What to do: From the entries below, reproduce exactly the lines from the one with "Reproduce this chart with Apache ECharts." through the one with "const boxColors = ['#5875a4', '#cc8963', '#5f9e6e', '#b55d60'];", both included, without images.

########

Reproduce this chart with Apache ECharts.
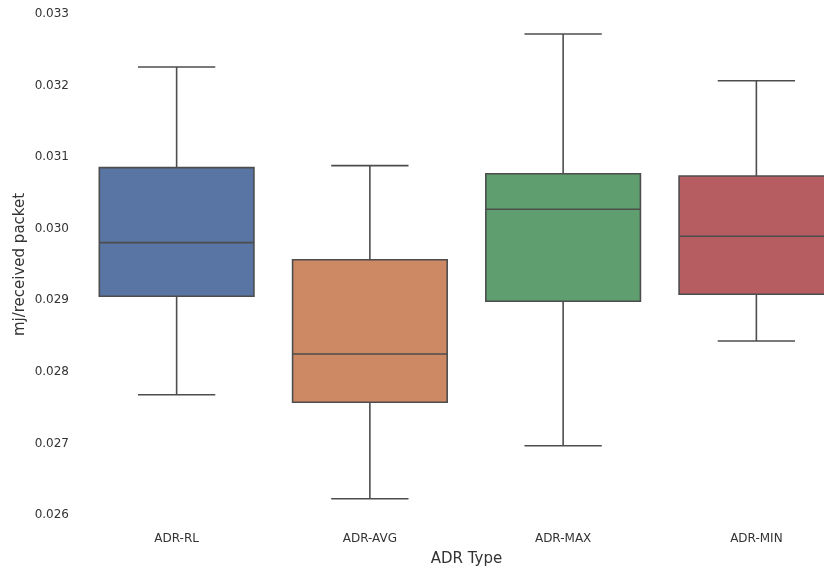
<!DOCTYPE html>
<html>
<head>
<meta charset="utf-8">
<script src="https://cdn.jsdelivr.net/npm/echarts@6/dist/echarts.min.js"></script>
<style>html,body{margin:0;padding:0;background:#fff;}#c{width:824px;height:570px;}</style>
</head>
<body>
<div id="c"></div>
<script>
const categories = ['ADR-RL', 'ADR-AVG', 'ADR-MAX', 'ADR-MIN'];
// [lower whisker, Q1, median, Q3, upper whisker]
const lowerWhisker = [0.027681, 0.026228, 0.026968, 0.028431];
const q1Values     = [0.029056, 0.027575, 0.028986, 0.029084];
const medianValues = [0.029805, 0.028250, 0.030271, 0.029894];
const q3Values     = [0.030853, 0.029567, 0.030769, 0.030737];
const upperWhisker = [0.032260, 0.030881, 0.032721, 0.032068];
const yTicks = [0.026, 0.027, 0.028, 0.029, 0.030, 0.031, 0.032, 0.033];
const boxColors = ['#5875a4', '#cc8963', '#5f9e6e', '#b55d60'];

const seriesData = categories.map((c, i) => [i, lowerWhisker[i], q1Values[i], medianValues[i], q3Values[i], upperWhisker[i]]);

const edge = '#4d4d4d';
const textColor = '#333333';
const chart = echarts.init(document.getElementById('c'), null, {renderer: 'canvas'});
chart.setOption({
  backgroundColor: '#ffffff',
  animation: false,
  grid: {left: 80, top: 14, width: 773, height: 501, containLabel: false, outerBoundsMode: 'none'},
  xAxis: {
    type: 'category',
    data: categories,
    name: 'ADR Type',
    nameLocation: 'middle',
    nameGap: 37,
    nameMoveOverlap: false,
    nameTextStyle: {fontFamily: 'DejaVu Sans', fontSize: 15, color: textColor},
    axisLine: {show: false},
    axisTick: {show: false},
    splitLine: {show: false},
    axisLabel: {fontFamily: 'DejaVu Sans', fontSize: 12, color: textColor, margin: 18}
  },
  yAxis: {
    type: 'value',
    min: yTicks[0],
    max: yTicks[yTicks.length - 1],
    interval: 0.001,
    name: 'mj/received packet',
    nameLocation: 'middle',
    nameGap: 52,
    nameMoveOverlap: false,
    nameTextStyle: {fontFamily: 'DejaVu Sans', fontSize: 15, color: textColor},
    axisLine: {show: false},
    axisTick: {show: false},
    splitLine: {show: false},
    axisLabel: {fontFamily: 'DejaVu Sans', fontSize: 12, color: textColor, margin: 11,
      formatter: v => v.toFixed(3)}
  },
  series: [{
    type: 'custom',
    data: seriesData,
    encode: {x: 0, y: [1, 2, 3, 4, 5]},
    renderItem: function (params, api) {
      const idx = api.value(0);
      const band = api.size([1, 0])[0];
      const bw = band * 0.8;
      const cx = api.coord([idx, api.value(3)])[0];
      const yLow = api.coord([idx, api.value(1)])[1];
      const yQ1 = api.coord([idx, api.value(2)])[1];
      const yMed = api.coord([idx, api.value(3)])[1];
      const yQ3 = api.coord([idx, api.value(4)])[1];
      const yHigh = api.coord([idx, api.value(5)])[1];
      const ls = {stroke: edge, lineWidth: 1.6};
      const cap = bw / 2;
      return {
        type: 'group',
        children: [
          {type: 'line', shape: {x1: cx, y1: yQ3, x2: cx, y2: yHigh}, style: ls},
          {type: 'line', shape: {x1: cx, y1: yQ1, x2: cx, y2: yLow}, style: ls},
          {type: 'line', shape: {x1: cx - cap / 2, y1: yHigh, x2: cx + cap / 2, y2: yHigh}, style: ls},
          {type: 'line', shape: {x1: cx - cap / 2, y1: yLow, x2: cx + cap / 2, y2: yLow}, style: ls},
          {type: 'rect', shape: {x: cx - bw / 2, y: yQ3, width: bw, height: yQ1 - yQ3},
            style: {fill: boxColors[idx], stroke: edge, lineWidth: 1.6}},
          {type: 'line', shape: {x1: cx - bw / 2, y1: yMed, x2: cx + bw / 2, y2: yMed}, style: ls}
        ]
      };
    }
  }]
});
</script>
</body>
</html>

########

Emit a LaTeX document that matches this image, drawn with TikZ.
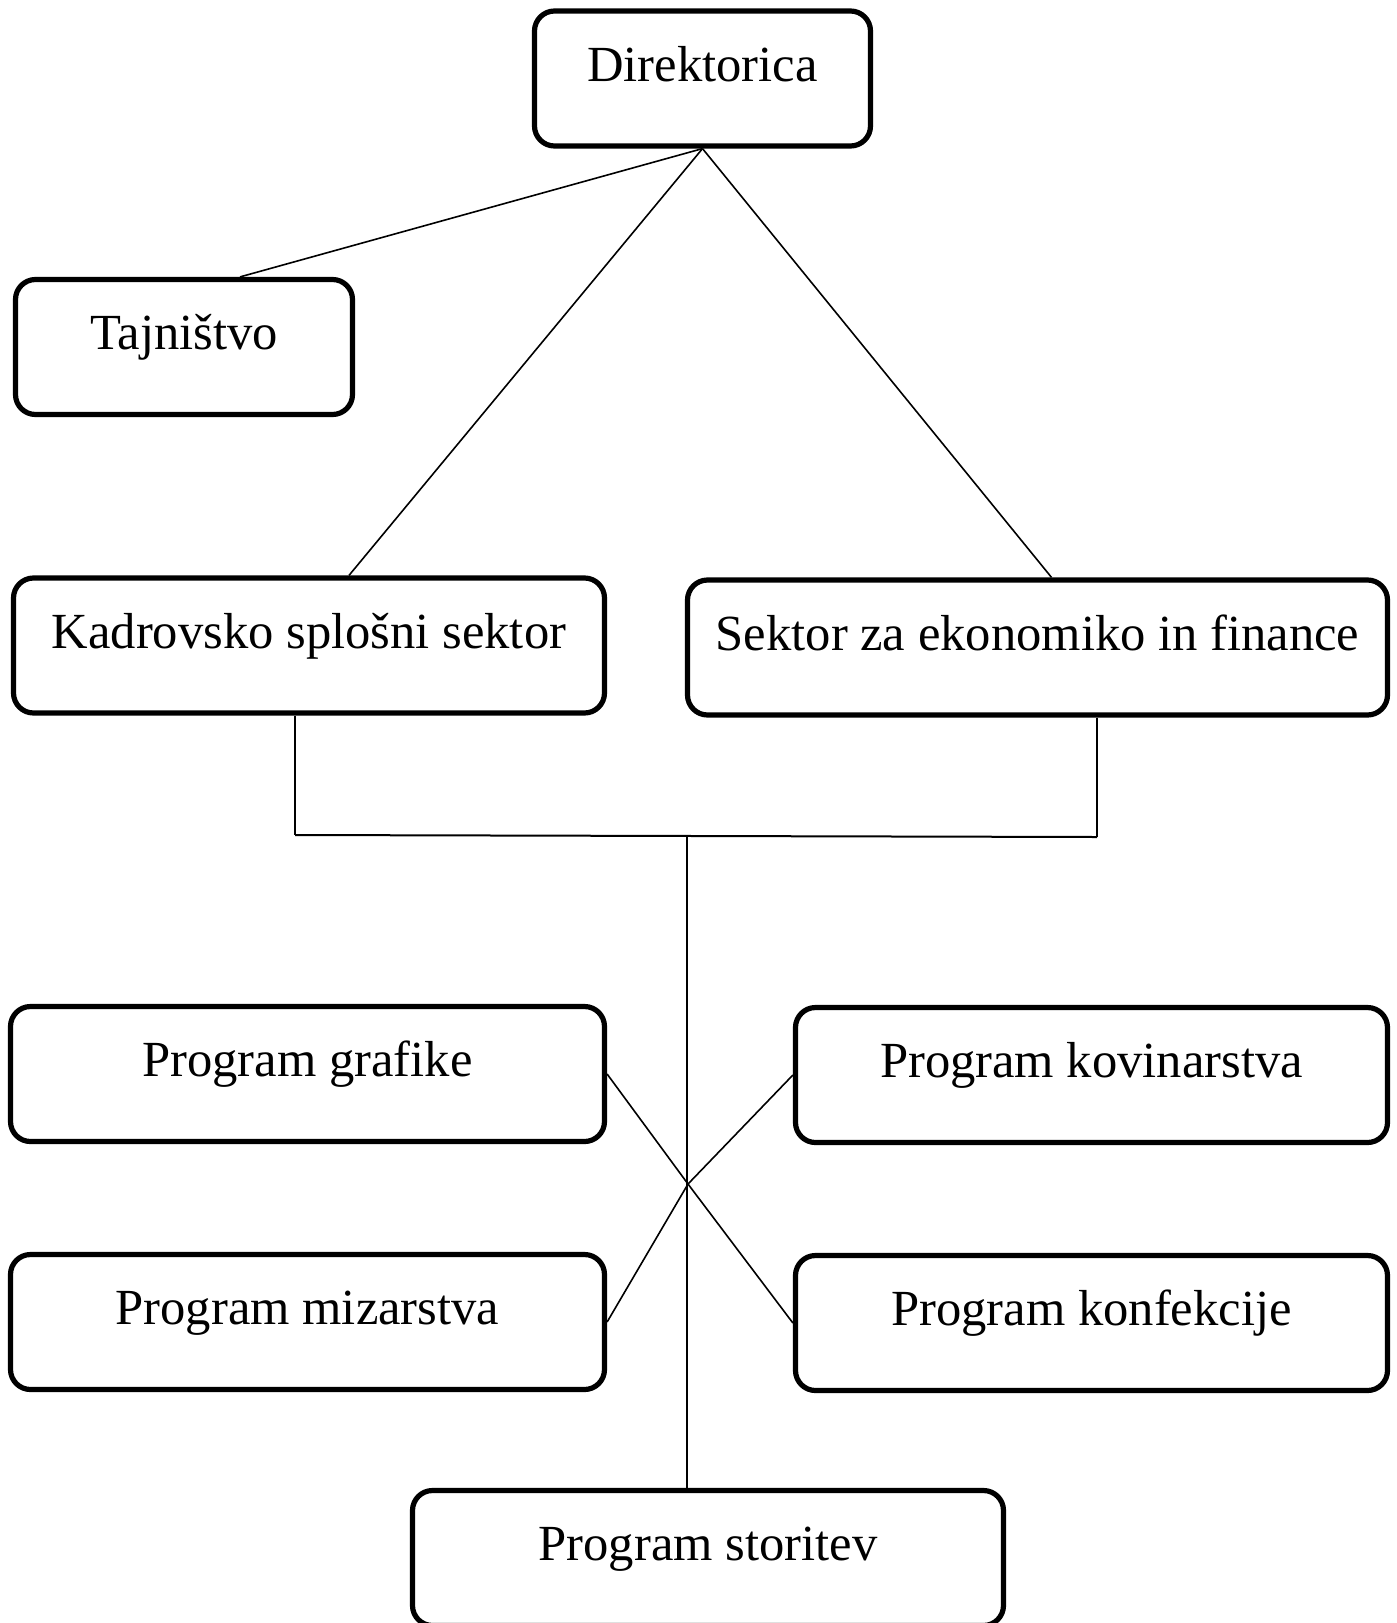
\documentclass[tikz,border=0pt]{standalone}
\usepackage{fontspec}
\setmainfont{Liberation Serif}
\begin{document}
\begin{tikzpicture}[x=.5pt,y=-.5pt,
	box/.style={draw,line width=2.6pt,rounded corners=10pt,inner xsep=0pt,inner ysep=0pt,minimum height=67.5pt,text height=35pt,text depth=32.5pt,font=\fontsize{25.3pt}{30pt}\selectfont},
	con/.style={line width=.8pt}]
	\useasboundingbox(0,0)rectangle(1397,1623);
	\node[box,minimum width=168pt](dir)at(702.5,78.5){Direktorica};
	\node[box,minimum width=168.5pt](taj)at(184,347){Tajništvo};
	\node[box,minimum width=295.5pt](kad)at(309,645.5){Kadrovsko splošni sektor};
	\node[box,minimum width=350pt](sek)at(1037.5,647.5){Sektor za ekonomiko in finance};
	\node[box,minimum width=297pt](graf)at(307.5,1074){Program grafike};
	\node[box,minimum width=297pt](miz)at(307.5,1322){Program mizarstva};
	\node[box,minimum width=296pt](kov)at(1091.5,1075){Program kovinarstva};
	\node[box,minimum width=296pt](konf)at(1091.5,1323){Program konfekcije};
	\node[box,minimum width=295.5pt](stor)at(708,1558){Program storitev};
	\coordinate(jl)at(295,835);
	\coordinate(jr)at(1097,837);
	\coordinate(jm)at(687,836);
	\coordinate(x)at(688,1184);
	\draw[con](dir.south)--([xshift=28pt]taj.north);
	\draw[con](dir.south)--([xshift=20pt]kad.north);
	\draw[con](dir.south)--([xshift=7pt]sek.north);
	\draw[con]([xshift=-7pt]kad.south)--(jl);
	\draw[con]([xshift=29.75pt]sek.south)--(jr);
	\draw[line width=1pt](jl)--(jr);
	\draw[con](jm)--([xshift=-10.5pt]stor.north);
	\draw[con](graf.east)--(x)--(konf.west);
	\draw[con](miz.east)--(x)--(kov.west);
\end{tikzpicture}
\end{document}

########

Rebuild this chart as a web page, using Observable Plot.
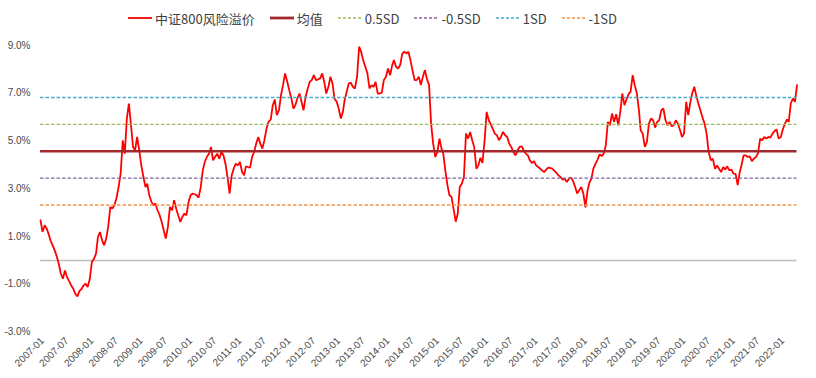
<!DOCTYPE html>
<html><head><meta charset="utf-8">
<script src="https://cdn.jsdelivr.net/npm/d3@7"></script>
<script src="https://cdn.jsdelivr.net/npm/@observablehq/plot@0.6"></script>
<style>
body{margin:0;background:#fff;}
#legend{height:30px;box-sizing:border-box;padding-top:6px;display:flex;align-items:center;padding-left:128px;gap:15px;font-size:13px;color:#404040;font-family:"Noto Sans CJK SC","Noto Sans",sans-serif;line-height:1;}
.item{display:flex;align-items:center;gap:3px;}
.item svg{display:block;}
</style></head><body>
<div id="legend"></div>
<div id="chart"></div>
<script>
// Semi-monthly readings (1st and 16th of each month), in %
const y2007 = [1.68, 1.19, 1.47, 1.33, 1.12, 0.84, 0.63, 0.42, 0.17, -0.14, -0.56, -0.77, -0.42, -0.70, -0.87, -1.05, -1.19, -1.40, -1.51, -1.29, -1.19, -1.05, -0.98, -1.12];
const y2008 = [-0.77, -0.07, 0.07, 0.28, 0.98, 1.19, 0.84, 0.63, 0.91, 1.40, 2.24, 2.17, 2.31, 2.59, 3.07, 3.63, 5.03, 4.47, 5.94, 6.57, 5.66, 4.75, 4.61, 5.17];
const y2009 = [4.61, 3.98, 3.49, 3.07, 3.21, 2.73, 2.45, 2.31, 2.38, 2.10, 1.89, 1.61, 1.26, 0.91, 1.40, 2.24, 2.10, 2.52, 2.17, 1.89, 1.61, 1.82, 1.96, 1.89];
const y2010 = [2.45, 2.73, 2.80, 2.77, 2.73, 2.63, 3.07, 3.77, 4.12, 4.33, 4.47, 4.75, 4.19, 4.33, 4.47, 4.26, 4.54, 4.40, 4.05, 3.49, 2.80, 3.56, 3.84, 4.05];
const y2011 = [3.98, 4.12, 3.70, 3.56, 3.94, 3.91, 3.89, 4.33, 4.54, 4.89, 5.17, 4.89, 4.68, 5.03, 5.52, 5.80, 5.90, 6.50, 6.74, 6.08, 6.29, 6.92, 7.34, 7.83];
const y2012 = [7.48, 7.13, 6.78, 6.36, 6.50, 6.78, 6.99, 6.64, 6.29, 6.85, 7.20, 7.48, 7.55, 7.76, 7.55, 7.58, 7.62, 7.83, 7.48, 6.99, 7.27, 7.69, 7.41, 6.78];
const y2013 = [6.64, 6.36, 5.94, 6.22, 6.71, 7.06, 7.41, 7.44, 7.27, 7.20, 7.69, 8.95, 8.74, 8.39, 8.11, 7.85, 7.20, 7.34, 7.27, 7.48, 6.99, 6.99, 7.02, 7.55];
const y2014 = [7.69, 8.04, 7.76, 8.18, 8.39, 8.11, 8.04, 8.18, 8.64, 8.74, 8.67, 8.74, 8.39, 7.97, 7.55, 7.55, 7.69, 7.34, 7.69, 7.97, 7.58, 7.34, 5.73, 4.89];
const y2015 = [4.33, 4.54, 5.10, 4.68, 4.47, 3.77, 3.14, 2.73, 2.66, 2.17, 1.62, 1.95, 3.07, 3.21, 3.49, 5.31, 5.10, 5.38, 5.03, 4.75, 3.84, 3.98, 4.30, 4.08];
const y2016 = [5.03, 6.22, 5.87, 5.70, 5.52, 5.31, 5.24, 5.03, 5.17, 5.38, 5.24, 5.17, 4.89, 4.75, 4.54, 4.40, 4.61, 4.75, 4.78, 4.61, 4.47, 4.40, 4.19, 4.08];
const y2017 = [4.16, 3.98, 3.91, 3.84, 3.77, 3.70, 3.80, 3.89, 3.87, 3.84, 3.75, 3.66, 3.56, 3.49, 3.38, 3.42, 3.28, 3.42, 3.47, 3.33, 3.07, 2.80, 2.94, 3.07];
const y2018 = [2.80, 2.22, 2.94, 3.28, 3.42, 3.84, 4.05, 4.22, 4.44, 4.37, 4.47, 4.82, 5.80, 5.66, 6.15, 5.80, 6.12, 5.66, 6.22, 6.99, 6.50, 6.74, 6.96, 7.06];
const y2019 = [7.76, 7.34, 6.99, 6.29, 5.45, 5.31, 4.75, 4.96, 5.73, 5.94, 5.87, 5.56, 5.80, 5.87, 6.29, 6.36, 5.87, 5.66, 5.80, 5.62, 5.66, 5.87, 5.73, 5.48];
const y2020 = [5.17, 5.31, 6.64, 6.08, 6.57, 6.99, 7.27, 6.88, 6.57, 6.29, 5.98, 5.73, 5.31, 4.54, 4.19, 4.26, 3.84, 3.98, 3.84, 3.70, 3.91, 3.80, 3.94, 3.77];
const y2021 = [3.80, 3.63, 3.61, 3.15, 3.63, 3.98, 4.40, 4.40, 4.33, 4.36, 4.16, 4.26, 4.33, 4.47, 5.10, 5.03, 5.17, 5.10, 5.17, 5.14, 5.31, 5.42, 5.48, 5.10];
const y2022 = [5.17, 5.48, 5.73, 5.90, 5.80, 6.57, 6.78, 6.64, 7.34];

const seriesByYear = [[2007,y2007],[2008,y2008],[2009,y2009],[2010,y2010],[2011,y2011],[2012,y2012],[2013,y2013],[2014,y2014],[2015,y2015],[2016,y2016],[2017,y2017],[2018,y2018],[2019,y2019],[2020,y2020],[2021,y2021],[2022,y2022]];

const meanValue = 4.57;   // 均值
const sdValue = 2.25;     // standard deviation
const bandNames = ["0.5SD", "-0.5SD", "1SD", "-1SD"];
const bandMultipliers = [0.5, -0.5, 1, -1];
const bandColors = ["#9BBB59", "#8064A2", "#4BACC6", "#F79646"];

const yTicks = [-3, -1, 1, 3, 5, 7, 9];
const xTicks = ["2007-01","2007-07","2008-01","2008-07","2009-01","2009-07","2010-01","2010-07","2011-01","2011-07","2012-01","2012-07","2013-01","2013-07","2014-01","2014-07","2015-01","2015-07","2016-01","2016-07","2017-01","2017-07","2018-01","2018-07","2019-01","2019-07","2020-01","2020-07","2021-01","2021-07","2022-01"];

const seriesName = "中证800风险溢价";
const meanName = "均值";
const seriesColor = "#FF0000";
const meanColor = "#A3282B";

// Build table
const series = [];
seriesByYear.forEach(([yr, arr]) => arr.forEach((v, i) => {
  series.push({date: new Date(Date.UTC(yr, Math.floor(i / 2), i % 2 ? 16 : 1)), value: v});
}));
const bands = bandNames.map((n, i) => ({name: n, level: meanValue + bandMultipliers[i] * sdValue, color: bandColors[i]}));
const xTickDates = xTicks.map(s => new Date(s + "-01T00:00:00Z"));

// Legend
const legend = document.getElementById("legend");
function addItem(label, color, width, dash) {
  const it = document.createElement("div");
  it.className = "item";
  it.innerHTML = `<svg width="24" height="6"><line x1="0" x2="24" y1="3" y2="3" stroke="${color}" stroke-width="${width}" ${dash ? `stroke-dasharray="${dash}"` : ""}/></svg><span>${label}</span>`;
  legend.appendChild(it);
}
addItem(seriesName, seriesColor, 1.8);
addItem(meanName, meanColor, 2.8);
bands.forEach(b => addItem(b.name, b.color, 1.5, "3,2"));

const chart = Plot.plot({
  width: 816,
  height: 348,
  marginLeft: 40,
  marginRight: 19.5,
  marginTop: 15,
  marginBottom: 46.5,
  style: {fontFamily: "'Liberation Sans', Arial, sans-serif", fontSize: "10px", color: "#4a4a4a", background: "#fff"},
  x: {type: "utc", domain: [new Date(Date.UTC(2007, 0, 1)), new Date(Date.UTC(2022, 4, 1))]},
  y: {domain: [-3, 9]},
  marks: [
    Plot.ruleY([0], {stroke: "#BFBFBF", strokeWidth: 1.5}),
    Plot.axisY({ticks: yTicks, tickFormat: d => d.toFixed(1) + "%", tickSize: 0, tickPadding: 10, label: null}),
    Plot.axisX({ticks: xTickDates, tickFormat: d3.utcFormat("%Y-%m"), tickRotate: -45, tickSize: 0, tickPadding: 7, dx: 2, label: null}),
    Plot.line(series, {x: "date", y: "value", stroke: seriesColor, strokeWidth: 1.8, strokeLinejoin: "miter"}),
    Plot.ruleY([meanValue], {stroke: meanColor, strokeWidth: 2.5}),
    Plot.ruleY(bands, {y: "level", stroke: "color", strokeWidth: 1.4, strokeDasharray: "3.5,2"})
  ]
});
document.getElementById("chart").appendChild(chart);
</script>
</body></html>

########

Written answer:
Reproduce this chart with Apache ECharts.
<!DOCTYPE html>
<html>
<head>
<meta charset="utf-8">
<script src="https://cdn.jsdelivr.net/npm/echarts@6/dist/echarts.min.js"></script>
<style>html,body{margin:0;padding:0;background:#fff;}#c{width:824px;height:570px;}</style>
</head>
<body>
<div id="c"></div>
<script>
const categories = ['ADR-RL', 'ADR-AVG', 'ADR-MAX', 'ADR-MIN'];
// [lower whisker, Q1, median, Q3, upper whisker]
const lowerWhisker = [0.027681, 0.026228, 0.026968, 0.028431];
const q1Values     = [0.029056, 0.027575, 0.028986, 0.029084];
const medianValues = [0.029805, 0.028250, 0.030271, 0.029894];
const q3Values     = [0.030853, 0.029567, 0.030769, 0.030737];
const upperWhisker = [0.032260, 0.030881, 0.032721, 0.032068];
const yTicks = [0.026, 0.027, 0.028, 0.029, 0.030, 0.031, 0.032, 0.033];
const boxColors = ['#5875a4', '#cc8963', '#5f9e6e', '#b55d60'];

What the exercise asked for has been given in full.